Jo’s Monday walk : Seaton Sluice

The harbour at Seaton Sluice

The harbour at Seaton Sluice

Seaton Sluice isn’t the most inviting place name I ever came across.  Yet I knew from a previous expedition to nearby Seaton Delaval Hall that it provides an interesting gateway to the sea.  A bright and free day took me back up the north east coast to explore.

Seaton Burn flows into the North Sea midway between Whitley Bay and Blyth.  Place names are interesting, aren’t they?  Seaton Sluice was once part of the village of Hartley, and was called Hartley Pans because of the salt pans, where salt was panned as far back as 1236. The area once belonged to Tynemouth Priory, but in 1100 the land became the property of Hubert de Laval, nephew by marriage to William the Conqueror.  The Delavals, as they became known, settled about half a mile inland at Seaton Delaval Hall.  Seaton derives from Old English and means a settlement (‘ton’) by the sea.  Let’s go look around, and I’ll explain a little more.

The approach to the sea

The approach to the sea

At low tide, the area fails to look its best, but there was excitement to come.  First, a little more history.  Up until 1550, the salt produced at Hartley Pans was transported to Blyth for export. After this it was shipped directly from the small natural harbour, and the village, now known as Hartley Haven, was used to export coal as well as salt.

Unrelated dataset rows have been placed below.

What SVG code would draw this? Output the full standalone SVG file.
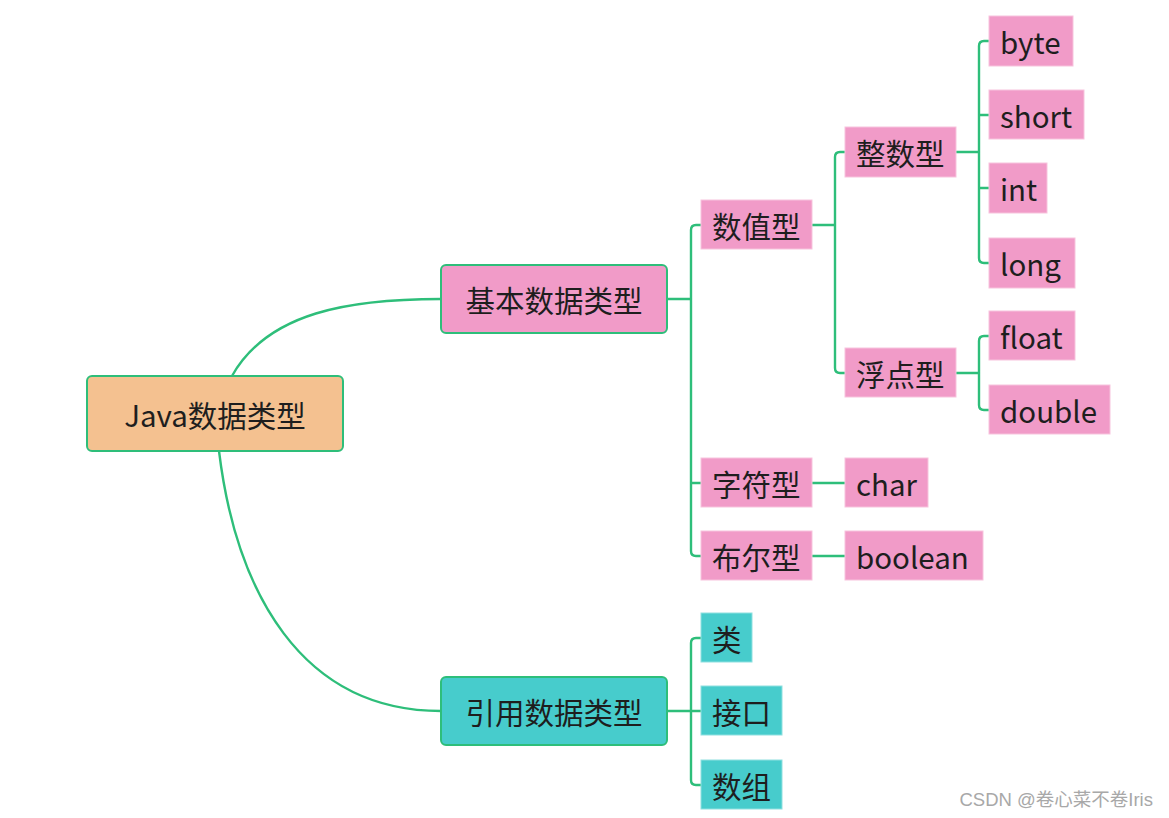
<svg xmlns="http://www.w3.org/2000/svg" width="1169" height="818" viewBox="0 0 1169 818">
<style>
text{font-family:"Noto Sans CJK SC","Noto Sans",sans-serif;font-size:29.5px;fill:#1e1e1e;dominant-baseline:central}
.pk{fill:#F19BC8;stroke:#F7C3DD;stroke-width:1}
.tl{fill:#47CCCC;stroke:#8FE0E0;stroke-width:1}
.c{fill:none;stroke:#2EBE7A;stroke-width:2.4;stroke-linecap:round}
.mid{text-anchor:middle}
</style>
<rect width="1169" height="818" fill="#ffffff"/>
<g id="connectors">
<path class="c" d="M232,376 C268,312 350,299 441,299"/>
<path class="c" d="M219,451 C236,590 300,711 441,711"/>
<path class="c" d="M667,299 H691 M701,225 H696 Q691,225 691,230 V551 Q691,556 696,556 H701 M691,483 H701"/>
<path class="c" d="M812,225 H835 M845,152 H840 Q835,152 835,157 V368 Q835,373 840,373 H845"/>
<path class="c" d="M956,152 H979 M989,41 H984 Q979,41 979,46 V258 Q979,263 984,263 H989 M979,115 H989 M979,188 H989"/>
<path class="c" d="M956,373 H979 M989,336 H984 Q979,336 979,341 V405 Q979,410 984,410 H989"/>
<path class="c" d="M812,483 H845"/>
<path class="c" d="M812,556 H845"/>
<path class="c" d="M667,711 H691 M701,638 H696 Q691,638 691,643 V780 Q691,785 696,785 H701 M691,711 H701"/>
</g>
<g id="root"><rect x="87" y="376" width="256" height="75" rx="5" fill="#F4C190" stroke="#2EBE7A" stroke-width="2"/><text class="mid" x="215" y="414">Java数据类型</text></g>
<g id="basic"><rect x="441" y="265" width="226" height="68" rx="5" fill="#F19BC8" stroke="#2EBE7A" stroke-width="2"/><text class="mid" x="554" y="299">基本数据类型</text></g>
<g id="ref"><rect x="441" y="677" width="226" height="68" rx="5" fill="#47CCCC" stroke="#2EBE7A" stroke-width="2"/><text class="mid" x="554" y="711">引用数据类型</text></g>
<g id="numeric"><rect class="pk" x="701" y="200" width="111" height="49"/><text x="712" y="225">数值型</text></g>
<g id="integer"><rect class="pk" x="845" y="127" width="111" height="50"/><text x="856" y="152">整数型</text></g>
<g id="floating"><rect class="pk" x="845" y="348" width="111" height="49"/><text x="856" y="373">浮点型</text></g>
<g id="byte"><rect class="pk" x="989" y="16" width="84" height="50"/><text x="1000" y="41">byte</text></g>
<g id="short"><rect class="pk" x="989" y="90" width="95" height="49"/><text x="1000" y="115">short</text></g>
<g id="int"><rect class="pk" x="989" y="163" width="58" height="50"/><text x="1000" y="188">int</text></g>
<g id="long"><rect class="pk" x="989" y="238" width="86" height="50"/><text x="1000" y="263">long</text></g>
<g id="float"><rect class="pk" x="989" y="311" width="86" height="49"/><text x="1000" y="336">float</text></g>
<g id="double"><rect class="pk" x="989" y="385" width="121" height="49"/><text x="1000" y="410">double</text></g>
<g id="chartype"><rect class="pk" x="701" y="458" width="111" height="49"/><text x="712" y="483">字符型</text></g>
<g id="char"><rect class="pk" x="845" y="458" width="83" height="49"/><text x="856" y="483">char</text></g>
<g id="booltype"><rect class="pk" x="701" y="531" width="111" height="49"/><text x="712" y="556">布尔型</text></g>
<g id="boolean"><rect class="pk" x="845" y="531" width="138" height="49"/><text x="856" y="556">boolean</text></g>
<g id="class"><rect class="tl" x="701" y="613" width="51" height="49"/><text x="712" y="638">类</text></g>
<g id="interface"><rect class="tl" x="701" y="686" width="81" height="49"/><text x="712" y="711">接口</text></g>
<g id="array"><rect class="tl" x="701" y="760" width="81" height="49"/><text x="712" y="785">数组</text></g>
<text x="1153" y="799" style="font-size:18.5px;fill:#a8a8a8;text-anchor:end;font-family:'Liberation Sans','Noto Sans CJK SC',sans-serif">CSDN @卷心菜不卷Iris</text>
</svg>
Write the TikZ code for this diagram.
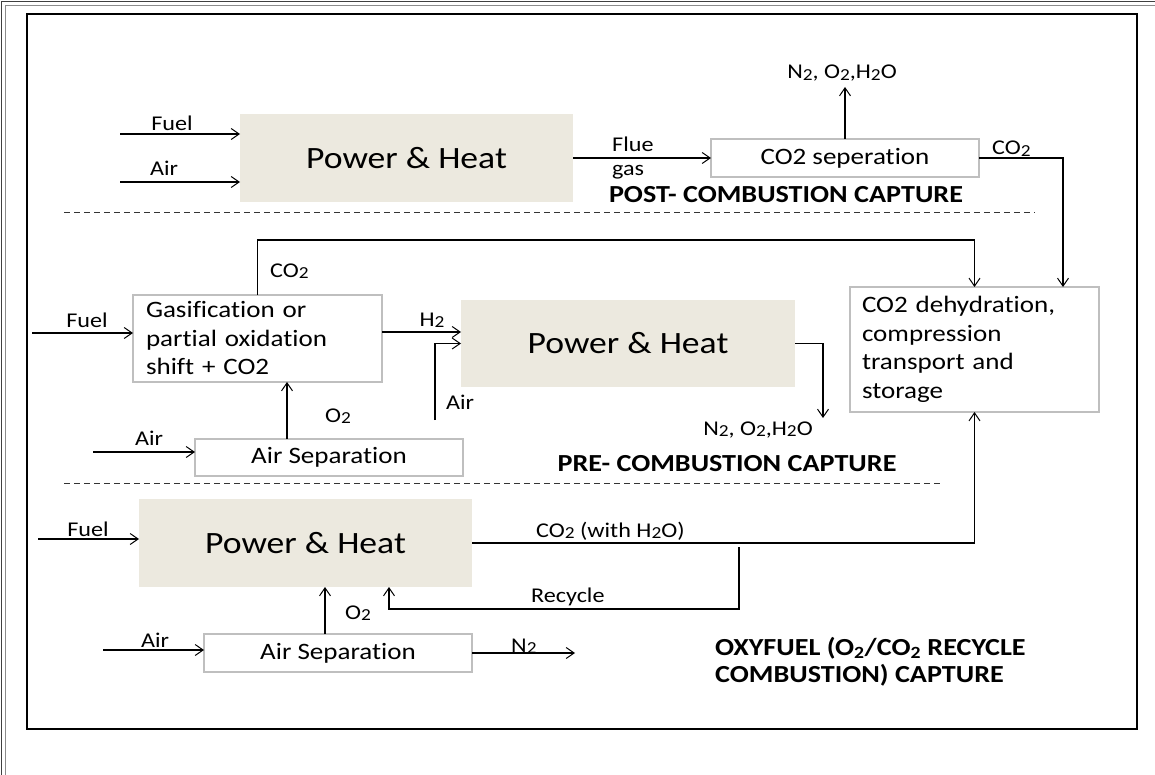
\documentclass[tikz,border=0pt]{standalone}
\usepackage{fontspec}
\usepackage{graphicx}
\setmainfont{Carlito}[FakeStretch=1.15, Ligatures={NoCommon}]
\usetikzlibrary{arrows.meta}

\definecolor{heatfill}{RGB}{236,233,223}
\definecolor{boxline}{RGB}{191,191,191}
\newcommand{\heatfont}{\fontsize{31}{36}\selectfont}
\newcommand{\boxfont}{\fontsize{23.5}{28.5}\selectfont}
\newcommand{\lblfont}{\fontsize{21}{25}\selectfont}
\newcommand{\capfont}{\fontsize{24.5}{28}\selectfont\bfseries}
\newcommand{\chemsub}[1]{\raisebox{-0.12ex}{\scalebox{0.8}{#1}}}

\begin{document}
\begin{tikzpicture}[x=1pt, y=-1pt,
    flow/.style={draw, line width=1.1pt, -{Straight Barb[length=8pt,width=11pt,line width=1pt]}},
    heatbox/.style={fill=heatfill, inner sep=0pt, outer sep=0pt, font=\heatfont},
    unitbox/.style={draw=boxline, line width=1.2pt, fill=white, inner sep=0pt, outer sep=0pt, font=\boxfont},
    lbl/.style={inner sep=0pt, font=\lblfont},
    sect/.style={inner sep=0pt, font=\capfont},
    dashline/.style={line width=0.9pt, black!80, dash pattern=on 6pt off 4pt}]

    \useasboundingbox (0,0) rectangle (1155,775);

    % Page frame
    \draw[line width=1pt, black!75] (1.5,775) -- (1.5,1.5) -- (1155,1.5);
    \draw[line width=1pt, black!45] (5.5,775) -- (5.5,5.5) -- (1155,5.5);
    \draw[line width=2.6pt] (27,14) rectangle (1137,729);

    % --------------------------------------------------
    % POST-COMBUSTION
    % --------------------------------------------------
    \node[heatbox, minimum width=333pt, minimum height=88pt] (heatA) at (406.5,158) {Power \& Heat};
    \node[unitbox, minimum width=268pt, minimum height=38pt] (sepA) at (845,158) {CO2 seperation};
    \coordinate (fuelA) at (120,134);
    \coordinate (airA) at (120,182);
    \coordinate (ventA) at (845,87);
    \draw[flow] (fuelA) -- (fuelA -| heatA.west);
    \draw[flow] (airA) -- (airA -| heatA.west);
    \draw[flow] (heatA.east) -- (sepA.west);
    \draw[flow] (sepA.north) -- (ventA);
    \node[lbl, anchor=base] (fuelAlbl) at (172,131) {Fuel};
    \node[lbl, anchor=base] (airAlbl) at (164,176) {Air};
    \node[lbl, anchor=base west] (flue) at (612,152) {Flue};
    \node[lbl, anchor=base west] (gas) at (612,176) {gas};
    \node[lbl, anchor=base] (ventAlbl) at (842,79) {N\chemsub{2}, O\chemsub{2},H\chemsub{2}O};
    \node[lbl, anchor=base west] (co2A) at (992,155) {CO\chemsub{2}};
    \node[sect, anchor=base] (post) at (786,203) {POST- COMBUSTION CAPTURE};
    \draw[dashline] (64,212) -- (1035,212);

    % --------------------------------------------------
    % PRE-COMBUSTION
    % --------------------------------------------------
    \node[unitbox, minimum width=249pt, minimum height=87pt, text width=223pt, align=left] (gasif) at (257.5,338.5) {Gasification or\\partial oxidation\\shift + CO2};
    \node[heatbox, minimum width=334pt, minimum height=87pt] (heatB) at (628,343.5) {Power \& Heat};
    \node[unitbox, minimum width=249pt, minimum height=125pt, text width=225pt, align=left] (dehyd) at (974.5,349.5) {CO2 dehydration,\\compression\\transport and\\storage};
    \node[unitbox, minimum width=268pt, minimum height=37pt] (sepB) at (329,457.5) {Air Separation};
    \coordinate (fuelB) at (32,333);
    \coordinate (airB) at (93,452);
    \coordinate (airH) at (435,420);
    \coordinate (ventB) at (823,418);
    \draw[flow] (fuelB) -- (fuelB -| gasif.west);
    \draw[flow] ([yshift=6.5pt]gasif.east) -- ([yshift=6.5pt]gasif.east -| heatB.west);
    \draw[flow] (airH) |- (heatB.west);
    \draw[flow] (heatB.east) -| (ventB);
    \draw[flow] (airB) -- (airB -| sepB.west);
    \draw[flow] ([xshift=-42pt]sepB.north) -- ([xshift=-42pt]sepB.north |- gasif.south);
    \draw[flow] (gasif.north) -- ++(0,-55) -| (dehyd.north);
    \draw[flow] (sepA.east) -| ([xshift=88.5pt]dehyd.north);
    \node[lbl, anchor=base west] (co2B) at (270,277) {CO\chemsub{2}};
    \node[lbl, anchor=base] (fuelBlbl) at (87,327) {Fuel};
    \node[lbl, anchor=base] (h2) at (432,326) {H\chemsub{2}};
    \node[lbl, anchor=base west] (airHlbl) at (446,409) {Air};
    \node[lbl, anchor=base west] (o2B) at (325,422) {O\chemsub{2}};
    \node[lbl, anchor=base] (airBlbl) at (149,445) {Air};
    \node[lbl, anchor=base] (ventBlbl) at (758,435) {N\chemsub{2}, O\chemsub{2},H\chemsub{2}O};
    \node[sect, anchor=base] (pre) at (727,471) {PRE- COMBUSTION CAPTURE};
    \draw[dashline] (64,483) -- (943,483);

    % --------------------------------------------------
    % OXYFUEL
    % --------------------------------------------------
    \node[heatbox, minimum width=333pt, minimum height=88pt] (heatC) at (305.5,543) {Power \& Heat};
    \node[unitbox, minimum width=268pt, minimum height=38pt] (sepC) at (338,653) {Air Separation};
    \coordinate (fuelC) at (38,539);
    \coordinate (airC) at (103,650);
    \coordinate (recA) at (739,547);
    \coordinate (recB) at (739,609);
    \coordinate (n2C) at (575,653);
    \draw[flow] (fuelC) -- (fuelC -| heatC.west);
    \draw[flow] (heatC.east) -| (dehyd.south);
    \draw[flow] (recA) -- (recB) -| ([xshift=83.5pt]heatC.south);
    \draw[flow] (airC) -- (airC -| sepC.west);
    \draw[flow] ([xshift=-13pt]sepC.north) -- ([xshift=-13pt]sepC.north |- heatC.south);
    \draw[flow] (sepC.east) -- (n2C);
    \node[lbl, anchor=base] (fuelClbl) at (88,536) {Fuel};
    \node[lbl, anchor=base west] (co2C) at (536,537) {CO\chemsub{2} (with H\chemsub{2}O)};
    \node[lbl, anchor=base west] (recycle) at (531,602) {Recycle};
    \node[lbl, anchor=base west] (o2C) at (345,619) {O\chemsub{2}};
    \node[lbl, anchor=base] (airClbl) at (155,647) {Air};
    \node[lbl, anchor=base west] (n2Clbl) at (511,652) {N\chemsub{2}};
    \node[sect, anchor=base west] (oxyA) at (715,655) {OXYFUEL (O\textsubscript{2}/CO\textsubscript{2} RECYCLE};
    \node[sect, anchor=base west] (oxyB) at (715,682) {COMBUSTION) CAPTURE};

\end{tikzpicture}
\end{document}
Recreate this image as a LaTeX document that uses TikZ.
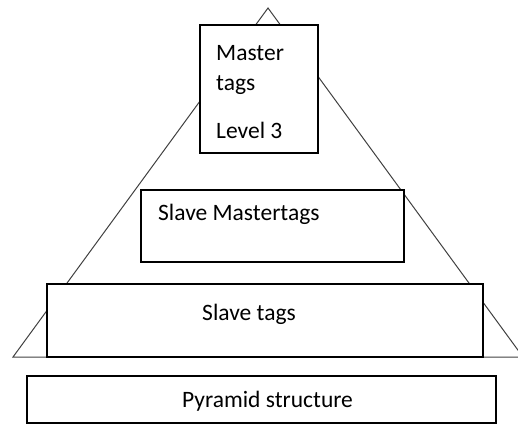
\documentclass[tikz,border=0pt]{standalone}
\usepackage{fontspec}
\setmainfont{Carlito}
\begin{document}
\begin{tikzpicture}[x=1pt,y=-1pt,
  tier/.style={draw=black,line width=1.3pt,fill=white,inner sep=0pt},
  txt/.style={font=\fontsize{23.5}{28}\selectfont,inner sep=0pt},
  edge/.style={draw=black!75,line width=1pt}]
\useasboundingbox (0,0) rectangle (518,426);
% pyramid outline
\coordinate (apex) at (268,8);
\coordinate (bl) at (13,357);
\coordinate (br) at (523,357);
\begin{scope}
\clip (0,0) rectangle (518,426);
\draw[edge] (bl) -- (apex) -- (br) -- cycle;
\end{scope}
% tiers
\node[tier,minimum width=118pt,minimum height=128pt] (master) at (259,89) {};
\node[txt,anchor=base west] (mastertxt) at (216,60) {Master};
\node[txt,anchor=base west] (tagstxt) at (216,90) {tags};
\node[txt,anchor=base west] (leveltxt) at (216,138) {Level 3};
\node[tier,minimum width=263pt,minimum height=72pt] (slavemaster) at (272.5,226) {};
\node[txt,anchor=base west] (slavemastertxt) at (158,220) {Slave Mastertags};
\node[tier,minimum width=436pt,minimum height=73pt] (slave) at (265,320.5) {};
\node[txt,anchor=base] (slavetxt) at (249,320) {Slave tags};
\node[tier,minimum width=469pt,minimum height=47pt] (caption) at (261.5,399.5) {};
\node[txt,anchor=base] (captiontxt) at (267.5,407) {Pyramid structure};
\end{tikzpicture}
\end{document}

The little harbour was prone to silting and this limited access by ships, but in the 1600s Sir Ralph Delaval had a pier constructed, and sluice gates which trapped the seawater at high tide.  Hence the name, Seaton Sluice.  At low tide, the gates were opened, flushing the sand from the harbour.

The harbour remained like this until the 1760s when another Delaval, Sir John, had ‘The Cut’ blasted through solid rock to make a new harbour entrance.  54ft deep, 30ft wide and 900ft long, the result created an island of the land between the old entrance and the new channel. Enterprising men these Delavals.   The new channel could be sealed off at both ends so that boats could carry on loading, irrespective of the tide.  For me, the excitement begins when the channel meets the sea.

This sight had me skipping with excitement!

This sight had me skipping with excitement!

How beautiful is this?

How beautiful is this?

I’m on the southern edge of Northumberland here, and if you know anything at all about Northumberland you’ll know it has magnificent beaches.  In the distance you can see Blyth and an offshore wind farm.  Next year there will be a Tall Ships Race too.

I'm happy just to gaze

I’m happy just to gaze

Salt continued to be exported from Seaton Sluice until the advent of a new salt tax in 1798.  It was replaced by a new export, glass bottles.  In 1763 Sir Francis Delaval obtained approval from Parliament to develop a glassworks.  Skilled men were brought from Germany to train the locals in glass making, using the materials to hand- sand and kelp from the sea, and local coal and clay. The bottles were sent to London on ‘bottle sloops’, with a main mast that could be lowered to enable sailing beneath the arches of old London Bridge.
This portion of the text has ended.